Con i tre motivi dedotti la ricorrente prospetta la violazione di legge – L. n. 890 del 1982, art. 8, comma 4, la nullità della sentenza e l’omesso esame di fatti ai sensi dell’art. 360 c.p.c., comma 1, n. 5 La CTR avrebbe tralasciato di considerare che ai fini della ritualità della notifica dell’accertamento alla persona momentaneamente assente era necessaria la comunicazione degli adempimenti previsti dalla L. n. 890 del 1982, art. 8, comma 4, mediante raccomandata con avviso di ricevimento, dovendo tale avviso di ricevimento, unitamente a quello relativo al plico contenente l’atto, essere restituito al soggetto notificante. Adempimenti che l’Agenzia non aveva assolto, determinando l’illegittimità della sentenza sotto tutti i profili esposti nei tre motivi.

La censura è infondata.

Ed invero, secondo la giurisprudenza di questa Corte (cfr. ex multis Cass. n. 26088 del 30/12/2015; Cass. n. 4043/2017), la notifica a mezzo posta, ove l’agente postale non possa recapitare l’atto, si perfeziona per il destinatario trascorsi dieci giorni dalla data di spedizione della lettera raccomandata, contenente l’avviso della tentata notifica e del deposito del piego presso l’ufficio postale.
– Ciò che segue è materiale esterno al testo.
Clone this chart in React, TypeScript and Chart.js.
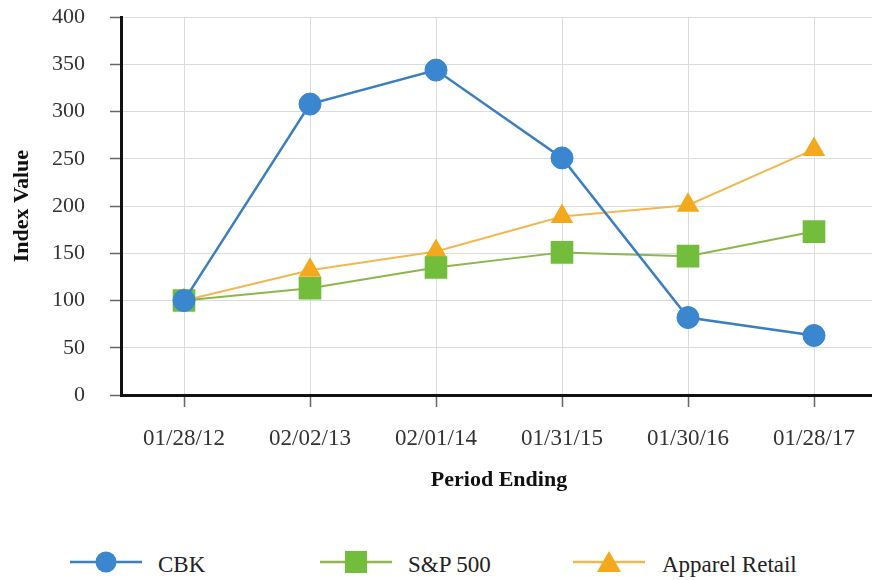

In base alla disposizione introdotta, nel testo della norma, dal D.L. 14 marzo 2005, n. 35, art. 2, “la notificazione si ha per eseguita decorsi dieci giorni dalla data di spedizione della lettera raccomandata di cui al comma 2 ovvero dalla data del ritiro del piego, se anteriore”. Ed invero, ai sensi della L. n. 890 del 1992, invocato art. 8, per la ritualità della notificazione, è richiesta solo la prova della spedizione della raccomandata contenente la cosiddetta CAD (comunicazione avvenuto deposito) (cfr. Cass. n. 6242/2017, Cass. n. 5319/2019) – adempimento nella specie accertato come esistente da parte della CTR -. La sentenza della C.T.R. è dunque conforme ai principi di diritto ripetutamente affermati da questo giudice di legittimità.

Il ricorso va quindi rigettato, non risultando fondato alcuno dei vizi prospettati, avendo la CTR pienamente motivato le ragioni sulle quali è stata ritenuta la tardività del ricorso introduttivo, nè potendosi ritenere sussistente un omesso esame di fatti, invece puntualmente esposti dal giudicante.

Il ricorso va quindi rigettato.

Le spese seguono la soccombenza, dando atto ai sensi ai sensi del D.P.R. n. 115 del 2002, art. 13, comma 1 quater, della sussistenza dei presupposti per il versamento da parte del ricorrente dell’ulteriore importo a titolo di contributo unificato pari a quello dovuto per il ricorso principale a norma del D.P.R. n. 115 del 2002, art. 13, comma 1 quater, comma 1 bis.

P.Q.M.

Rigetta il ricorso condanna la ricorrente al pagamento delle spese del giudizio che liquida in favore dell’Agenzia delle entrate in Euro2.500,00 per compensi, oltre spese prenotate a debito.

Dà atto, ai sensi ai sensi del D.P.R. n. 115 del 2002, art. 13, comma 1 quater, della sussistenza dei presupposti per il versamento da parte del ricorrente dell’ulteriore importo a titolo di contributo unificato pari a quello dovuto per il ricorso principale a norma del D.P.R. n. 115 del 2002, art. 13, comma 1 bis, comma 1 quater.

Così deciso in Roma, il 10 ottobre 2019.